Step 5: Test Case Generation

Contents

Introduction

In this section, we are going to collect coverage on our partial coverage test harness model with near 100% MCDC coverage. We are going to save the coverage information, and ask Simulink Design Verifier to ignore the already satisfied objectives and generate test cases that cover the missing coverage objectives.

This step is a prerequisite to the next step Code Verification where we will see the need for input test vectors with 100% coverage to support equivalence testing. In our previous step we were able to iteratively add more test cases to achieve 100% coverage. On a more complex model or with limited time, test generation is often used to "top-off" the manually create test vectors with generated test vectors to get to 100% coverage.

Verification and Validation Tools Used

Run Functional Test Cases and Collect Existing Model Coverage

As we said in the introduction we will be using our partial coverage test harness model with (14) test cases.

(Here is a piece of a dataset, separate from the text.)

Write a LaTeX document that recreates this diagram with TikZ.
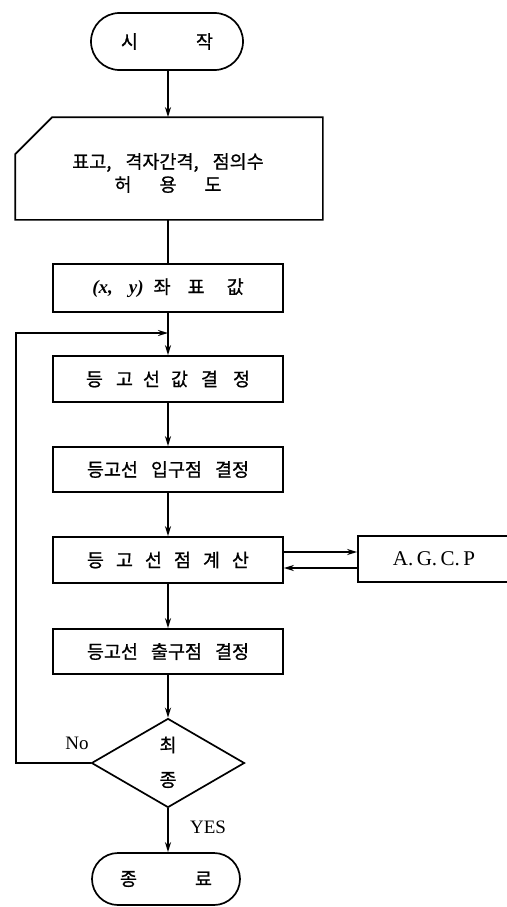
\documentclass[tikz,border=0pt]{standalone}
\usepackage{fontspec}
\setmainfont{Liberation Serif}
\newfontfamily\kr[FakeBold=0.8]{Noto Sans CJK KR}
\usetikzlibrary{shapes.geometric,shapes.misc,arrows.meta,calc}
\begin{document}
\begin{tikzpicture}[x=1pt,y=-1pt,
  line width=1.7pt,
  krtext/.style={font=\kr\fontsize{18.5}{23}\selectfont},
  term/.style={rounded rectangle, draw, krtext, inner sep=0pt},
  proc/.style={rectangle, draw, krtext, minimum width=230pt, inner sep=0pt},
  flow/.style={-{Stealth[length=10pt,width=6pt]}},
  lbl/.style={font=\fontsize{19}{21}\selectfont}
]
\useasboundingbox (0,0) rectangle (506,907);
% start
\node[term, minimum width=152pt, minimum height=57pt] (start) at (167,41.5) {시\hspace{58pt}작};
% input card
\node[minimum width=306pt, minimum height=101pt, inner sep=0pt] (card) at (169,168.5) {};
\draw ($(card.north west)+(0,37)$) -- ($(card.north west)+(37,0)$) -- (card.north east) -- (card.south east) -- (card.south west) -- cycle;
\node[krtext, align=center, inner sep=0pt] (cardtext) at (168,173) {표고,\hspace{14pt}격자간격,\hspace{14pt}점의수\\ 허\hspace{28pt}용\hspace{28pt}도};
% boxes
\node[proc, minimum height=48pt] (coord) at (168,288) {{\rmfamily\bfseries\itshape\fontsize{19}{20}\selectfont(x,\hspace{16pt}y)}\hspace{10pt}좌\hspace{17pt}표\hspace{22pt}값};
\node[proc, minimum height=46pt] (val) at (168,379) {등\hspace{13pt}고\hspace{10pt}선\hspace{11pt}값\hspace{13pt}결\hspace{15pt}정};
\node[proc, minimum height=45pt] (inpt) at (168,469.5) {등고선\hspace{13pt}입구점\hspace{13pt}결정};
\node[proc, minimum height=46pt] (calc) at (168,560) {등\hspace{12pt}고\hspace{12pt}선\hspace{12pt}점\hspace{12pt}계\hspace{12pt}산};
\node[rectangle, draw, minimum width=152pt, minimum height=46pt, inner sep=0pt, font=\fontsize{21}{22}\selectfont] (agcp) at (434,559) {A.\,G.\,C.\,P};
\node[proc, minimum height=45pt] (outp) at (168,651.5) {등고선\hspace{13pt}출구점\hspace{13pt}결정};
\node[diamond, draw, aspect=1.72, minimum width=153pt, minimum height=89pt, inner sep=0pt] (dec) at (168,763) {};
\node[krtext, inner sep=0pt] (dectop) at (168,745) {최};
\node[krtext, inner sep=0pt] (decbot) at (168,780) {종};
\node[term, minimum width=148pt, minimum height=52pt] (stop) at (166,879) {종\hspace{58pt}료};
% labels
\node[lbl] (no) at (77,743) {No};
\node[lbl] (yes) at (208,827) {YES};
% connectors
\coordinate (loopin) at (168,333);
\coordinate (loopa) at (16,763);
\coordinate (loopb) at (16,333);
\draw[flow] (start.south -| coord.north) -- (card.north -| coord.north);
\draw (card.south -| coord.north) -- (coord.north);
\draw[flow] (coord.south) -- (val.north);
\draw[flow] (dec.west) -- (loopa) -- (loopb) -- (loopin);
\draw[flow] (val.south) -- (inpt.north);
\draw[flow] (inpt.south) -- (calc.north);
\draw[flow] ($(calc.east)+(0,-8)$) -- ($(agcp.west)+(0,-7)$);
\draw[flow] ($(agcp.west)+(0,9)$) -- ($(calc.east)+(0,8)$);
\draw[flow] (calc.south) -- (outp.north);
\draw[flow] (outp.south) -- (dec.north);
\draw[flow] (dec.south) -- (dec.south |- stop.north);
\end{tikzpicture}
\end{document}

The coverage settings for this model have been configured to be the same as before, except we need to check that the cumulative coverage information is being saved to the workspace. This will be used by Simulink Design Verifier to only create test vectors that add to the existing model coverage.

Do the following:

1. Open the CruiseControl_Coverage_Harness model - click here.

The Cruise Control model has all the bug fixes including the logic issue. So the test generation will be run on a production ready model. Review the model to confirm the model has been configured as described above.

The cumulative coverage will be saved into a data object in the workspace called "covCumulativeData".

2. Go to Analysis, Coverage and Settings. Verify the name of the data object in the Results tab of Coverage Settings options (see picture below).

3. To get the cumulative coverage for the (14) test cases, run all test cases using Run All in the Signal Builder block.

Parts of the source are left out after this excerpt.